Хрущевский ЦК применял в борьбе против непокорной или только подозрительной интеллигенции иные, бескровные средства подавления. В мае-июне 57-го года были учреждены республиканские союзы писателей, художников, композиторов Российской Федерации. Мотивировалось это просто: существуют же украинские, грузинские и другие союзы, почему же российские творческие работники должны быть в худшем положении? А понадобилось это для того, чтобы составить в ЦК оргкомитеты новых союзов именно из тех 'верных', кого уже три года проваливали на выборах и в Москве, и в Ленинграде. Вологодские, костромские, иркутские литераторы должны были подмять москвичей. Руководителями республиканских союзов становились лишь те, кого хотел ЦК. И они уже реально распоряжались журналами и издательствами.
Сперва нам все это казалось бюрократической комедией. Мы смеялись над анекдотом о секретаре тульского обкома, который докладывал: 'До революции в нашей области жил только один писатель - граф Толстой, а теперь в одном городе Туле писательская организация насчитывает четырнадцать членов'...

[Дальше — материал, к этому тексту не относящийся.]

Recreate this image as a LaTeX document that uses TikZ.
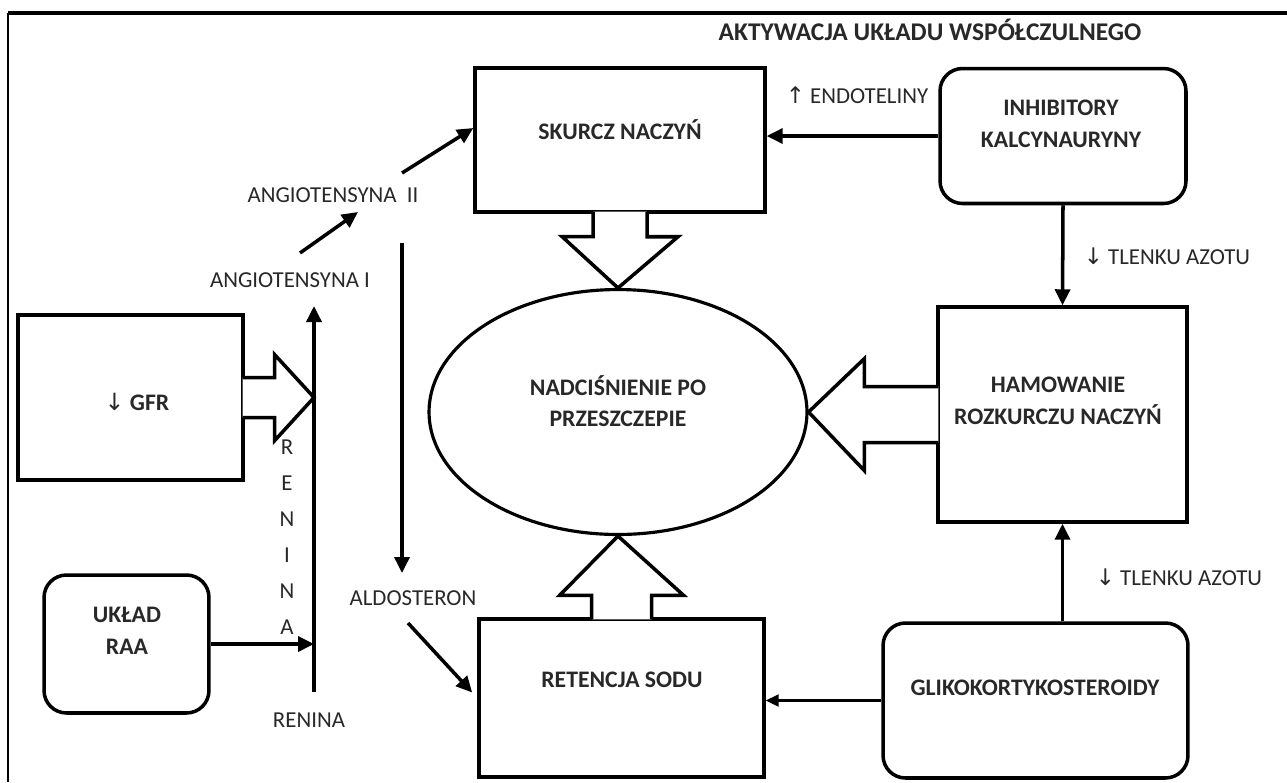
\documentclass[tikz,border=0pt]{standalone}
\usepackage{fontspec}
\setmainfont{Carlito}
\newfontfamily\arrowfont{DejaVu Sans}
\usetikzlibrary{arrows.meta, calc, shapes.geometric}
\definecolor{inkgray}{RGB}{40,40,40}
\newcommand{\dn}{{\arrowfont\mdseries ↓}}
\newcommand{\upw}{{\arrowfont\mdseries ↑}}

\begin{document}
\begin{tikzpicture}[x=0.02cm, y=-0.02cm,
  font=\fontsize{13}{18}\selectfont,
  box/.style={draw, line width=2pt, inner sep=0pt},
  rbox/.style={box, rounded corners=0.45cm},
  txt/.style={align=center, inner sep=1pt, text=inkgray,
              font=\fontsize{13.5}{18}\selectfont\bfseries},
  lbl/.style={inner sep=1pt, text=inkgray},
  fat/.style={draw, fill=white, line width=2pt, line join=miter},
  arr/.style={-{Triangle[length=0.32cm, width=0.3cm]}, line width=2pt},
  tarr/.style={-{Triangle[length=0.26cm, width=0.24cm]}, line width=1.3pt}]

  \useasboundingbox (0,0) rectangle (1287,782);

  %% frame
  \draw[line width=1.2pt] (8,782) -- (8,13);
  \draw[line width=2pt] (8,13) -- (1287,13);

  \node[txt, font=\fontsize{14.5}{18}\selectfont\bfseries] (title) at (930,30) {AKTYWACJA UKŁADU WSPÓŁCZULNEGO};

  %% boxes
  \node[box, minimum width=5.8cm, minimum height=2.88cm] (skurcz) at (620,140) {};
  \node[rbox, minimum width=4.92cm, minimum height=2.7cm] (inhib) at (1063,136) {};
  \node[box, minimum width=4.98cm, minimum height=4.3cm] (hamow) at (1062.5,414.5) {};
  \node[rbox, minimum width=6.1cm, minimum height=3.1cm] (gliko) at (1035.5,700.5) {};
  \node[box, minimum width=5.7cm, minimum height=3.16cm] (retencja) at (621.5,698) {};
  \node[box, ellipse, line width=1.8pt, minimum width=7.56cm, minimum height=4.9cm] (htn) at (618,412) {};
  \node[box, minimum width=4.5cm, minimum height=3.3cm] (gfr) at (130.5,397.5) {};
  \node[rbox, minimum width=3.3cm, minimum height=2.76cm] (raa) at (126.5,644) {};

  %% box texts
  \node[txt] (skurcz-t)   at (620,130)  {SKURCZ NACZYŃ};
  \node[txt] (inhib-t)    at (1061,124) {INHIBITORY\\KALCYNAURYNY};
  \node[txt] (hamow-t)    at (1058,401) {HAMOWANIE\\ROZKURCZU NACZYŃ};
  \node[txt] (gliko-t)    at (1035,688) {GLIKOKORTYKOSTEROIDY};
  \node[txt] (retencja-t) at (622,680)  {RETENCJA SODU};
  \node[txt] (htn-t)      at (618,401)  {NADCIŚNIENIE PO\\PRZESZCZEPIE};
  \node[txt] (gfr-t)      at (137,402)  {\dn\ GFR};
  \node[txt] (raa-t)      at (127,631)  {UKŁAD\\RAA};

  %% labels
  \node[lbl] (angI)  at (290,280) {ANGIOTENSYNA I};
  \node[lbl] (angII) at (333,195) {ANGIOTENSYNA~~II};
  \node[lbl] (aldo)  at (413,598) {ALDOSTERON};
  \node[lbl] (renina) at (309,720) {RENINA};
  \node[lbl] (endo)  at (857,95) {\upw\ ENDOTELINY};
  \node[lbl] (no1)   at (1167,256) {\dn\ TLENKU AZOTU};
  \node[lbl] (no2)   at (1179,577) {\dn\ TLENKU AZOTU};
  \foreach \l [count=\i] in {R,E,N,I,N,A}
    \node[lbl] (ren\i) at (287,{447+36*(\i-1)}) {\l};

  %% fat arrows
  \path[fat] ($(skurcz.south)+(-27,-2.2)$) -- ++(0,25) -- ++(-31,0) -- (htn.north)
    -- ($(skurcz.south)+(58,23)$) -- ++(-31,0) -- ++(0,-25);
  \path[fat] ($(retencja.north)+(-30,2.2)$) -- ++(0,-24) -- ++(-32,0) -- (htn.south)
    -- ($(retencja.north)+(62,-22)$) -- ++(-32,0) -- ++(0,24);
  \path[fat] ($(hamow.west)+(2.2,-28)$) -- ++(-74,0) -- ++(0,-28) -- (htn.east)
    -- ($(hamow.west)+(-72,56)$) -- ++(0,-28) -- ++(74,0);
  \coordinate (rtop) at (314,306);
  \coordinate (rbot) at (314,692);
  \path[fat] ($(gfr.east)+(-2.2,-20)$) -- ++(32,0) -- ++(0,-23) -- (gfr.east -| rbot)
    -- ($(gfr.east)+(30,43)$) -- ++(0,-23) -- ++(-32,0);

  %% renin-angiotensin chain
  \draw[arr] (rbot) -- (rtop);
  \draw[arr] (raa.east) -- (raa.east -| rbot);
  \coordinate (a1) at (300,253);
  \coordinate (a2) at (358,212);
  \coordinate (a3) at (402,173);
  \draw[arr] (a1) -- (a2);
  \draw[arr] (a3) -- ($(skurcz.west)+(0,-12)$);
  \coordinate (d1) at (402,243);
  \coordinate (d2) at (402,573);
  \draw[arr] (d1) -- (d2);
  \coordinate (d3) at (408,623);
  \draw[arr, shorten >=0.15cm] (d3) -- (retencja.west);

  %% drug effects
  \draw[arr] (inhib.west) -- (inhib.west -| skurcz.east);
  \draw[arr] (inhib.south) -- (hamow.north);
  \draw[arr] (gliko.north -| hamow.south) -- (hamow.south);
  \draw[tarr] (gliko.west) -- (gliko.west -| retencja.east);
\end{tikzpicture}
\end{document}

Партийное собрание в Союзе писателей в октябре 57-го года '...с возмущением осуждает... Паустовского, Дудинцева, Каверина, Рудного, не пожелавших объяснить коллективу свои позиции, с высокомерием относящихся к критике их серьезных идеологических ошибок советской общественностью' (Моск. литератор. 1957. 18 OKT.).
Нас по-прежнему пугали. Но многие уже переставали бояться.
Хотя Тендряков и Рудный были членами партии, они отказались подчиниться решению, которое считали неправильным. Такого прежде не бывало.
Уже нельзя было думать, что есть лишь одна враждебная сила сталинщина, а против нее единый фронт: и Хрущев, и Паустовский, и наши друзья. Обнаруживались новые формы казенной лжи, и надо было учиться им противостоять.